[Source code of charts]
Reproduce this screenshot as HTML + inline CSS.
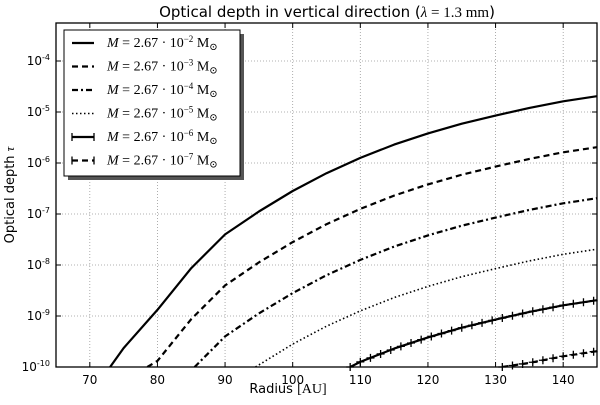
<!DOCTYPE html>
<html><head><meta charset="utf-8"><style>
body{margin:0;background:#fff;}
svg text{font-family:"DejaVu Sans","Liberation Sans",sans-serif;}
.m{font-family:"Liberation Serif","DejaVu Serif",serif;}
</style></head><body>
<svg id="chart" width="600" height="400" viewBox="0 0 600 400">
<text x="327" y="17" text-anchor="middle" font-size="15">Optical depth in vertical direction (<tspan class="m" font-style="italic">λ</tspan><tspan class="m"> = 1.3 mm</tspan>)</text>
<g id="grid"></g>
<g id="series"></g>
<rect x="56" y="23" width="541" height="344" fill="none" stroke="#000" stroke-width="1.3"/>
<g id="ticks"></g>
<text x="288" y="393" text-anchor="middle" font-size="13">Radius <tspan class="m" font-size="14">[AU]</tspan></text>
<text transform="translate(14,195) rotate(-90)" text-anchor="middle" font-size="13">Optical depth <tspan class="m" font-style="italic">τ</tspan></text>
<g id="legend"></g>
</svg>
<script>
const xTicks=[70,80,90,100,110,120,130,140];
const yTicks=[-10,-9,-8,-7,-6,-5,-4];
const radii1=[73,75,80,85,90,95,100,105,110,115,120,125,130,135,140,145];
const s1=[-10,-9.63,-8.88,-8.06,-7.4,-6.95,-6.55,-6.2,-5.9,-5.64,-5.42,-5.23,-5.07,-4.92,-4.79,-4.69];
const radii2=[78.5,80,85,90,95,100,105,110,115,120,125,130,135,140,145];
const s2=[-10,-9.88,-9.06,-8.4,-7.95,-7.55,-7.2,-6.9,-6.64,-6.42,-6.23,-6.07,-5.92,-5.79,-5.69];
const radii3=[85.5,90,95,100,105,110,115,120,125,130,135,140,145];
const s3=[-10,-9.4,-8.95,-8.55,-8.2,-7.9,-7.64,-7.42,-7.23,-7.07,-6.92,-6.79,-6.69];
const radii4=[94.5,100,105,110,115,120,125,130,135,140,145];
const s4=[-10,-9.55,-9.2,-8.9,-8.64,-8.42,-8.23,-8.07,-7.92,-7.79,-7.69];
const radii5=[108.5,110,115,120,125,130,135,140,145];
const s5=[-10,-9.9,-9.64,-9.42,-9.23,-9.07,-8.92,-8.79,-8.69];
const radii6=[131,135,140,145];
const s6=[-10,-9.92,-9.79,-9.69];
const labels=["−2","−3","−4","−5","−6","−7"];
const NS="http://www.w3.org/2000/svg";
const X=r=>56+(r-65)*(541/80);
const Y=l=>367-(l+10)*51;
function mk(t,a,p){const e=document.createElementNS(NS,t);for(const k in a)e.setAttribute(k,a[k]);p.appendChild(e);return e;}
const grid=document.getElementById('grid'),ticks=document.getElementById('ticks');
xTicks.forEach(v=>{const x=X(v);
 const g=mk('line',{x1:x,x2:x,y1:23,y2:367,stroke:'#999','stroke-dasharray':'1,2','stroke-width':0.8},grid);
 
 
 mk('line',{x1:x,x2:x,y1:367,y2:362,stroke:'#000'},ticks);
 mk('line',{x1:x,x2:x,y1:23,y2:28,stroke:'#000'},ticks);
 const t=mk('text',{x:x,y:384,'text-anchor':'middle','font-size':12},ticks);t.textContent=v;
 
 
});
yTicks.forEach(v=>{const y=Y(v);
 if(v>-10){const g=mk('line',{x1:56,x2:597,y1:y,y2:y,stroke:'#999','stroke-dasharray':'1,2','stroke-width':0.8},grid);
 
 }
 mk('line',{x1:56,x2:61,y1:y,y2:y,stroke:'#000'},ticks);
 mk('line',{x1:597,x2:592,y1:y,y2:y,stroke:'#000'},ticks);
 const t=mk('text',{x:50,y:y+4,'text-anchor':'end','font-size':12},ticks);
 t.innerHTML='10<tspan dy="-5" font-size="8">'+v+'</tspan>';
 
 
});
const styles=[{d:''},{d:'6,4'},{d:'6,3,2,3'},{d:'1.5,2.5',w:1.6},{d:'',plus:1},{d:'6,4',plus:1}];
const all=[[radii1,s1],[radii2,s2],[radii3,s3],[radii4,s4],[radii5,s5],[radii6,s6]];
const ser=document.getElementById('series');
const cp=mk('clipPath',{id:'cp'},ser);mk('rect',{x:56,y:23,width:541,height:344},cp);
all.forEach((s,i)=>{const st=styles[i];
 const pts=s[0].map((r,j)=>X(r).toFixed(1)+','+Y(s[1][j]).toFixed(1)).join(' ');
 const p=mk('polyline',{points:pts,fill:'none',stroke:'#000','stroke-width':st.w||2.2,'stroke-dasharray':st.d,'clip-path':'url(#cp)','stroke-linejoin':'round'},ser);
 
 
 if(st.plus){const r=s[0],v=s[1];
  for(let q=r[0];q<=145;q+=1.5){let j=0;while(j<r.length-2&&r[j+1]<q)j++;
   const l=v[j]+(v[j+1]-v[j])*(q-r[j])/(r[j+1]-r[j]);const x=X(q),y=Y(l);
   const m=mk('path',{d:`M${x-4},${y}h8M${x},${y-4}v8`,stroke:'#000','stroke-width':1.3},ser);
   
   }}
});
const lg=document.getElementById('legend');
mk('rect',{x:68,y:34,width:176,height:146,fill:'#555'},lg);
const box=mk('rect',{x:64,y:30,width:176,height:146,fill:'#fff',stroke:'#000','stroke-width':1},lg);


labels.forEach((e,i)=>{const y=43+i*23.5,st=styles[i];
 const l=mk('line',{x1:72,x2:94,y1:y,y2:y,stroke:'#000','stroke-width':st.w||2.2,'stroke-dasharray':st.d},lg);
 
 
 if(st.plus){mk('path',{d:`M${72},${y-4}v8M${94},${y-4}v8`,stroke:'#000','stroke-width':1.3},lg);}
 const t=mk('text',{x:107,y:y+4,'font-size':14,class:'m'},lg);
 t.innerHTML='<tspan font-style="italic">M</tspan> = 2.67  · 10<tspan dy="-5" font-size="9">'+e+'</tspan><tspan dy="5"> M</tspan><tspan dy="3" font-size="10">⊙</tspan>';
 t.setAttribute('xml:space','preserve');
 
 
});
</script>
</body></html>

--

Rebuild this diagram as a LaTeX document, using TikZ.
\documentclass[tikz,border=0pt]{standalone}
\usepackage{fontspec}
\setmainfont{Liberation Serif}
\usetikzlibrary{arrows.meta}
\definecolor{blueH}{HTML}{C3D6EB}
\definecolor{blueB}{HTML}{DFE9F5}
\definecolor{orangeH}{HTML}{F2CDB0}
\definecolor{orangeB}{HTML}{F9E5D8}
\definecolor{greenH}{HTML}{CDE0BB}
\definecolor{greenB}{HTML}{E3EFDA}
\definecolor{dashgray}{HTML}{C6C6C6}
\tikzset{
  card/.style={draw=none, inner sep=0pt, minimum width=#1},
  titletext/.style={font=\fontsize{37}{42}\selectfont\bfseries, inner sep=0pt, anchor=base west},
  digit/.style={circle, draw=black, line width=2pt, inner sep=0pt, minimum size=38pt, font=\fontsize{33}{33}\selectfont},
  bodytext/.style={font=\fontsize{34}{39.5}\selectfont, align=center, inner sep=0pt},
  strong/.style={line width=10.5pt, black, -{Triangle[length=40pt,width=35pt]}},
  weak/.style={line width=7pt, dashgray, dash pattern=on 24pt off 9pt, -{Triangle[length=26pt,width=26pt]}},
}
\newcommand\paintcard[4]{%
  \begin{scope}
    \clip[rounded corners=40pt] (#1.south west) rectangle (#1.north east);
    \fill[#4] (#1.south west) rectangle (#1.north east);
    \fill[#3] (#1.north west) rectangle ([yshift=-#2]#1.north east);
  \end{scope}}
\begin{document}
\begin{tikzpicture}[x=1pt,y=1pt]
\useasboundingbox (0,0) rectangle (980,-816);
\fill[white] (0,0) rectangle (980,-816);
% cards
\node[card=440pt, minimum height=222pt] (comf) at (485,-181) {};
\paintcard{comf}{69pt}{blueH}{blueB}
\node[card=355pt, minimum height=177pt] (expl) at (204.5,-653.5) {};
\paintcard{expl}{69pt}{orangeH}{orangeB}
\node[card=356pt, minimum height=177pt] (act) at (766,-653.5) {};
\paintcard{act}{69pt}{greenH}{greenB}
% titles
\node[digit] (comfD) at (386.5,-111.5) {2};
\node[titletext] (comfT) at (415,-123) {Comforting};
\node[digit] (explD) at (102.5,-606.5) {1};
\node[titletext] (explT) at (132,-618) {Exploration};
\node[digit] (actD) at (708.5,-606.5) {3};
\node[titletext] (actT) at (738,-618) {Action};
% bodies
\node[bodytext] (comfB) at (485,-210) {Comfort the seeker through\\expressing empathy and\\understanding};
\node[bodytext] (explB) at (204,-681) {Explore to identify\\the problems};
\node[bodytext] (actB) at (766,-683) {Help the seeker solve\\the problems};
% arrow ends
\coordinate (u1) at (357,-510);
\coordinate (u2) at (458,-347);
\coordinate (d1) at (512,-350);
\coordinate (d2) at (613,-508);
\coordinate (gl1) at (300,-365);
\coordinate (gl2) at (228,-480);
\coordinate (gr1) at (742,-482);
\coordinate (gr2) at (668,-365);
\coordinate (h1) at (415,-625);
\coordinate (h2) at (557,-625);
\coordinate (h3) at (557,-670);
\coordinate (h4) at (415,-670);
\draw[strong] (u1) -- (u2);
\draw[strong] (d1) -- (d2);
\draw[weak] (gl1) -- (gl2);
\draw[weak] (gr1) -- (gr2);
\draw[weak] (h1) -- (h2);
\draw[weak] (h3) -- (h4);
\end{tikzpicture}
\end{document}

• [What to work on]
In the records above, find each line holding "this" and copy it.

• [Output of the exercise]
Reproduce this screenshot as HTML + inline CSS.
Rebuild this diagram as a LaTeX document, using TikZ.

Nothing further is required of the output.